§ **Given problem**
Return the lines that follow, exactly as they appear, from the first through the one containing "from matplotlib.patches import Rectangle"; no pictures are to be included.

§ **Supplied material**
★ ★ ★
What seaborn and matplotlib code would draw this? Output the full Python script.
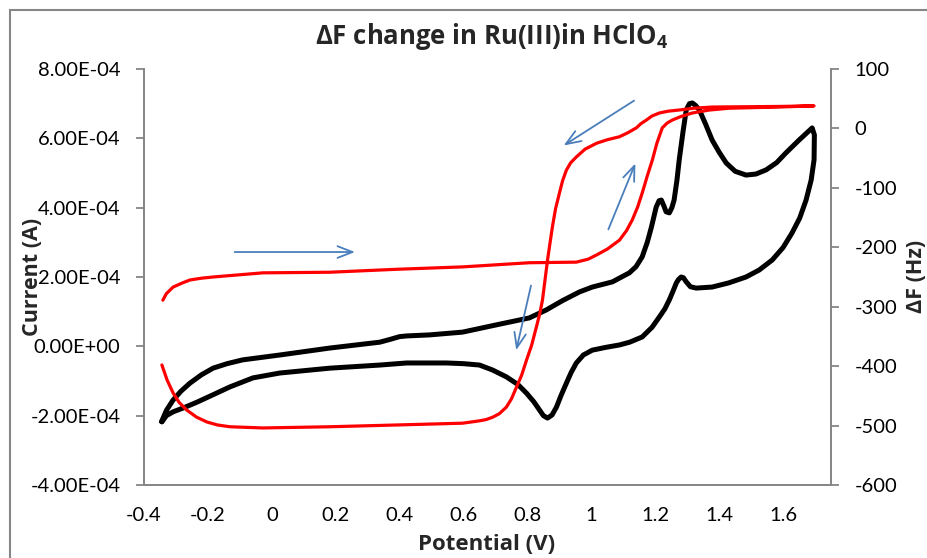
import numpy as np
import pandas as pd
import seaborn as sns
import matplotlib.pyplot as plt
from matplotlib.ticker import FuncFormatter, MultipleLocator
from matplotlib.patches import Rectangle

# --- Data ---
# cyclic voltammogram, current in units of 1e-4 A
CV_POTENTIAL = [
    -0.345, -0.330, -0.309, -0.285, -0.256, -0.220, -0.184, -0.140, -0.091, 0.025,
    0.181, 0.338, 0.370, 0.400, 0.422, 0.494, 0.597, 0.703, 0.806, 0.859,
    0.910, 0.963, 1.003, 1.066, 1.119, 1.140, 1.159, 1.175, 1.188, 1.203,
    1.212, 1.219, 1.227, 1.234, 1.244, 1.252, 1.259, 1.268, 1.275, 1.287,
    1.297, 1.307, 1.316, 1.326, 1.338, 1.358, 1.378, 1.400, 1.422, 1.450,
    1.484, 1.515, 1.547, 1.580, 1.609, 1.650, 1.691,
    1.698, 1.697, 1.688, 1.672, 1.652, 1.628, 1.600, 1.566, 1.525, 1.484,
    1.430, 1.378, 1.328, 1.310, 1.297, 1.288, 1.281, 1.273, 1.266, 1.256,
    1.244, 1.230, 1.213, 1.190, 1.159, 1.120, 1.088, 1.045, 1.003, 0.975,
    0.953, 0.937, 0.922, 0.905, 0.891, 0.877, 0.863, 0.850, 0.838, 0.820,
    0.797, 0.770, 0.734, 0.690, 0.650, 0.600, 0.547, 0.422, 0.338, 0.181,
    0.025, -0.059, -0.131, -0.180, -0.234, -0.275, -0.309, -0.330, -0.344,
]
CV_CURRENT = [
    -2.17, -1.85, -1.55, -1.30, -1.06, -0.82, -0.63, -0.50, -0.39, -0.25,
    -0.05, 0.12, 0.20, 0.28, 0.30, 0.33, 0.41, 0.62, 0.82, 1.05,
    1.32, 1.57, 1.71, 1.86, 2.12, 2.30, 2.58, 3.00, 3.44, 4.02,
    4.20, 4.22, 4.05, 3.88, 3.85, 4.00, 4.22, 4.80, 5.38, 6.20,
    6.82, 7.00, 7.02, 6.95, 6.82, 6.40, 5.95, 5.60, 5.29, 5.05,
    4.94, 4.97, 5.09, 5.30, 5.58, 5.95, 6.30,
    6.10, 5.38, 4.80, 4.22, 3.70, 3.27, 2.85, 2.49, 2.20, 2.00,
    1.83, 1.71, 1.68, 1.72, 1.86, 1.98, 2.00, 1.93, 1.83, 1.60,
    1.34, 1.08, 0.85, 0.55, 0.27, 0.12, 0.04, -0.03, -0.11, -0.25,
    -0.48, -0.75, -1.06, -1.42, -1.75, -1.98, -2.07, -2.00, -1.84, -1.60,
    -1.35, -1.10, -0.88, -0.68, -0.54, -0.50, -0.48, -0.48, -0.54, -0.63,
    -0.77, -0.91, -1.17, -1.38, -1.61, -1.77, -1.89, -2.00, -2.18,
]

# frequency change (Hz) on the right axis
DF_POTENTIAL = [
    -0.341, -0.330, -0.309, -0.280, -0.256, -0.220, -0.184, -0.028, 0.181, 0.391,
    0.597, 0.806, 0.953, 0.990, 1.016, 1.050, 1.088, 1.110, 1.128, 1.145,
    1.159, 1.175, 1.191, 1.205, 1.222, 1.237, 1.253, 1.280, 1.316, 1.370,
    1.431, 1.588, 1.697,
    1.588, 1.480, 1.378, 1.320, 1.275, 1.240, 1.213, 1.190, 1.172, 1.155,
    1.141, 1.115, 1.088, 1.050, 1.016, 0.980, 0.953, 0.935, 0.922, 0.910,
    0.900, 0.888, 0.878, 0.870, 0.863, 0.855, 0.847, 0.838, 0.828, 0.813,
    0.797, 0.782, 0.766, 0.750, 0.734, 0.712, 0.691, 0.670, 0.650, 0.597,
    0.391, 0.181, -0.028, -0.131, -0.170, -0.203, -0.235, -0.266, -0.290, -0.309,
    -0.328, -0.344,
]
DF_HZ = [
    -289, -278, -267, -260, -255, -252, -250, -243, -242, -237,
    -233, -226, -225, -220, -213, -203, -188, -172, -154, -132,
    -109, -80, -53, -25, 1, 9, 14, 20, 26, 31,
    34, 36, 38,
    37, 36.5, 36, 34, 31, 29, 26, 21, 14, 8,
    1, -7, -14, -19, -25, -35, -48, -58, -70, -88,
    -109, -135, -166, -195, -221, -255, -289, -313, -334, -365,
    -390, -415, -435, -455, -469, -480, -486, -490, -492, -496,
    -499, -502, -504, -502, -499, -494, -486, -474, -461, -445,
    -423, -398,
]

# hand-drawn direction arrows: (x_start, i_start, x_end, i_end), current in 1e-4 A
ARROWS = [
    (-0.125, 2.72, 0.269, 2.72),
    (1.141, 7.13, 0.906, 5.75),
    (1.050, 3.30, 1.141, 5.35),
    (0.813, 1.83, 0.763, -0.19),
]

X_TICKS = [-0.4, -0.2, 0, 0.2, 0.4, 0.6, 0.8, 1, 1.2, 1.4, 1.6]

# --- Style ---
FONT = ["Lato", "DejaVu Sans"]
BOLD_FONT = ["Open Sans", "DejaVu Sans"]
AXIS_GREY = "#868686"
ARROW_BLUE = "#4A7EBB"

sns.set_theme(style="white")
plt.rcParams["font.family"] = FONT
plt.rcParams["mathtext.fontset"] = "custom"
plt.rcParams["mathtext.bf"] = "Open Sans:bold"
plt.rcParams["mathtext.rm"] = "Open Sans:bold"
plt.rcParams["mathtext.default"] = "bf"

cv = pd.DataFrame({"E": CV_POTENTIAL, "I": np.array(CV_CURRENT) * 1e-4})
df = pd.DataFrame({"E": DF_POTENTIAL, "F": DF_HZ})

fig, ax = plt.subplots(figsize=(9.27, 5.58), dpi=100)
fig.subplots_adjust(left=144 / 927, right=831 / 927, top=1 - 69 / 558, bottom=1 - 485 / 558)
ax2 = ax.twinx()

sns.lineplot(data=cv, x="E", y="I", sort=False, estimator=None, color="black",
             linewidth=3.6, ax=ax, solid_joinstyle="round", solid_capstyle="round")
sns.lineplot(data=df, x="E", y="F", sort=False, estimator=None, color="#FF0000",
             linewidth=2.3, ax=ax2, solid_joinstyle="round", solid_capstyle="round")

for x0, y0, x1, y1 in ARROWS:
    ax.annotate("", xy=(x1, y1 * 1e-4), xytext=(x0, y0 * 1e-4),
                arrowprops=dict(arrowstyle="->,head_length=0.9,head_width=0.35",
                                color=ARROW_BLUE, lw=1.3))

ax.set_xlim(-0.4, 1.75)
ax.set_ylim(-4e-4, 8e-4)
ax2.set_ylim(-600, 100)
ax.set_xticks(X_TICKS)
ax.yaxis.set_major_locator(MultipleLocator(2e-4))
ax2.yaxis.set_major_locator(MultipleLocator(100))
ax.yaxis.set_major_formatter(FuncFormatter(lambda v, p: f"{v:.2E}"))
ax.xaxis.set_major_formatter(FuncFormatter(lambda v, p: f"{round(v, 1):g}"))
ax2.yaxis.set_major_formatter(FuncFormatter(lambda v, p: f"{int(round(v))}"))

for a in (ax, ax2):
    for side in ("left", "right", "bottom"):
        a.spines[side].set_color(AXIS_GREY)
        a.spines[side].set_linewidth(1.3)
    a.spines["top"].set_visible(False)
    a.tick_params(axis="both", direction="out", length=6, width=1.3,
                  color=AXIS_GREY, labelsize=14.5, labelcolor="black", pad=11)
ax.tick_params(axis="x", pad=10)

ax.set_xlabel("")
ax.set_ylabel("")
ax2.set_ylabel("")

fig.text(492 / 927, 1 - 36 / 558, r"ΔF change in Ru(III)in HClO$_4$",
         ha="center", va="center", fontsize=18.5, fontweight="bold", family=BOLD_FONT)
fig.text(487 / 927, 1 - 544 / 558, "Potential (V)", ha="center", va="center",
         fontsize=16, fontweight="bold", family=BOLD_FONT)
fig.text(33 / 927, 1 - 277 / 558, "Current (A)", ha="center", va="center",
         rotation=90, fontsize=15.5, fontweight="bold", family=BOLD_FONT)
fig.text(916 / 927, 1 - 276 / 558, "ΔF (Hz)", ha="center", va="center",
         rotation=90, fontsize=15.5, fontweight="bold", family=BOLD_FONT)

# chart-area border
fig.patches.append(Rectangle((10 / 927, -0.05), 1.2, 1 - 10 / 558 + 0.05,
                             transform=fig.transFigure, fill=False,
                             edgecolor=AXIS_GREY, linewidth=1.5))

fig.savefig("out.png", dpi=100)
★ ★ ★
§ **Response to the exercise**
What seaborn and matplotlib code would draw this? Output the full Python script.
import numpy as np
import pandas as pd
import seaborn as sns
import matplotlib.pyplot as plt
from matplotlib.ticker import FuncFormatter, MultipleLocator
from matplotlib.patches import Rectangle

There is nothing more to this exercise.